Macht eine Sexszene im historischen Roman ein erotisches Buch daraus?

  • Angeregt durch diesen Thread (und die Leseprobe) ist das Buch gleich auf meine Wunschliste gewandert. Ich weiß ehrlich gesagt gar nicht, wieso mir das Buch bisher entgangen ist. :gruebel
    Mich interessiert dabei am meisten das Setting- da die Liebesgeschichte für mich eigentlich immer nur Dreingabe ist, ist es mir wurscht, ob es sich dabei um zwei Frauen handelt oder ein heterosexuelles Paar.


    Zitat

    Original von Tereza:
    Falls die Publikumsverlage mir nun mitteilen, dass ich doch lieber weiter europäisches Mittelalter machen soll, weil koloniales China nicht zieht, dann wäre ich not amused. Ich habe schon etliche Bücher zum Thema gewälzt und 150 Seiten getippt.
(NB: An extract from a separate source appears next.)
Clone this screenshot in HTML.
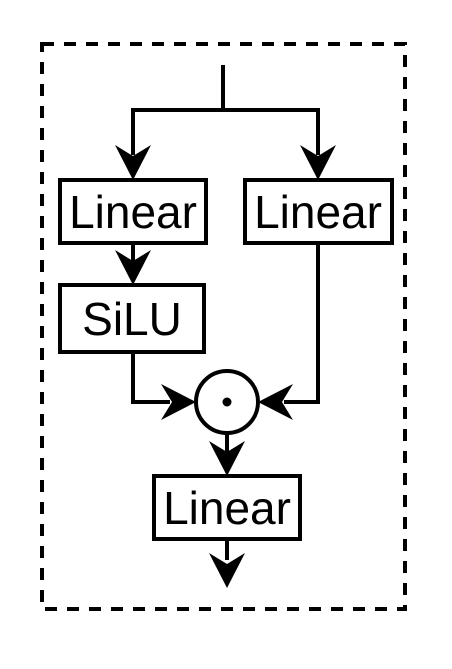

    Da wäre ich auch not amused, denn das hört sich wirklich interessant an. :-] Ich bin aber wahrscheinlich der eher untypische Leser von historischen Romanen, denn ich lese nur in Ausnahmefällen Bücher, die im Mittelalter spielen. Diese Zeit ist mir einfach zu "ausgelutscht"- ich ziehe das 19. Jahrhundert vor. Und Gottseidank gibt es immer mehr Verlage, die ihre Scheuklappen abziehen und auch Bücher abseits des Mittelalters veröffentlichen.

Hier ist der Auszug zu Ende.